Single by Jacques Brel

from the album La Valse à mille temps
- Language: French
- English title: Don't leave me
- Published: 1959
- Released: 1959
- Recorded: 11 September 1959
- Genre: Chanson
- Length: 3:52
- Label: Philips
- Songwriter: Jacques Brel

= Ne me quitte pas =

1959 single by Jacques Brel

"Ne me quitte pas" ("Don't leave me") is a 1959 song by the Belgian singer-songwriter Jacques Brel. It has been covered in the original French by many artists, and has also been translated into and performed in many other languages. A well-known adaptation, with English lyrics by Rod McKuen, is "If You Go Away".

== Background ==

Moi, je t'offrirai des perles de pluie venues de pays où il ne pleut pas

"Ne me quitte pas" is considered by some as "Brel's ultimate classic". It was written after Brel's mistress "Zizou" (Suzanne Gabriello) threw him out of her life. Zizou was pregnant with Brel's child, but Brel refused to acknowledge the child as his own. Zizou later had an illegal abortion against Brel's wishes due to his actions. Brel first recorded the song on 11 September 1959, and it was released on his fourth album La Valse à mille temps later that year. It was published by Warner-Chappell Publishing. In 1961 a Dutch-language version sung by Brel was released on the Philips label; entitled "Laat me niet alleen", with lyrics by Ernst van Altena, it was the B-side to the Dutch-language version of "Marieke". Brel recorded "Ne me quitte pas" again as the title track of his 1972 album.

In a 1966 interview, Brel said that "Ne me quitte pas" was not a love song, but rather "a hymn to the cowardice of men" and the degree to which they were willing to humiliate themselves, though he claimed to have known that it would give pleasure to women who assumed it was a love song.

The lyric "Moi, je t'offrirai des perles de pluie venues de pays où il ne pleut pas" ("I'll offer you rain pearls from lands where it does not rain") is sung to a theme adapted from the second part of Franz Liszt's Hungarian Rhapsody No. 6.

== Johnny Hallyday version ==

French singer Johnny Hallyday released a live version of this song as a single in November 1984. It was recorded during his performances at Le Zénith in Paris. The song was part of his 1984 album Johnny Hallyday au Zénith.

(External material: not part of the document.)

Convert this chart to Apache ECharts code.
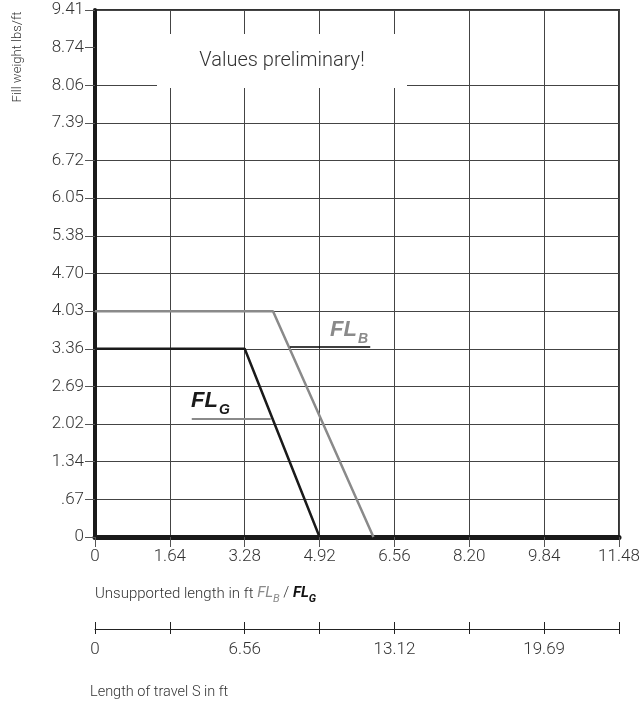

=== Critical reception ===
Alain Wodrascka in his 2008 book Johnny Hallyday: les adieux du rock'cœur notes how Hallyday put in his 1984 cover of Jacques Brel's "Ne me quitte pas" his special vocal qualities, i.e. his vocals that are "full of sensuality and expression of physical strength of an indestructible man, who sings as if making love".

=== Track listing ===
7" single Philips 880 504-7
 Side 1. "Ne me quitte pas" (5:25)
 Excerpt from the album Zénith no. 824 045-2
 Arrangement: Éric Bouad
 Side 2. "La garce" (Studio Version) (4:56)
 Arrangement: Éric Bouad

== Other versions ==
English

The pop standard "If You Go Away", with lyrics by Rod McKuen, has been covered by many artists including Ray Charles. Different lyrics by Momus, closer to those of the original, render the song as "Don't Leave", added to all reissues of his 1986 album Circus Maximus. American duo the Black Veils translate the song as "Don't Leave Me" on their 2009 album Troubadours, which includes translations of six other French chansons. Sung by Holcombe Waller in Ryan Trecartin's "Sibling Topics (section a)" at 23:10.
== In popular culture ==
The song was used in season 1 episode 19 of the critically acclaimed TV show Person of Interest and in the final episode of Mr. Robot. It was also used in season 1 finale of The Leftovers. "Ne Me Quitte Pas" was used by Spanish filmmaker Pedro Almodóvar in his sixth film, Law of Desire (1987), in a striking performance by Brazilian singer Maysa Matarazzo. A parody of the song and the singer, as the archetypal chansonnier, was performed by Italian actor Gigi Proietti. Claudio Corneiro performed a clown act with this song in Cirque du Soleil's Varekai. It is also the name of an episode in the series Ramy.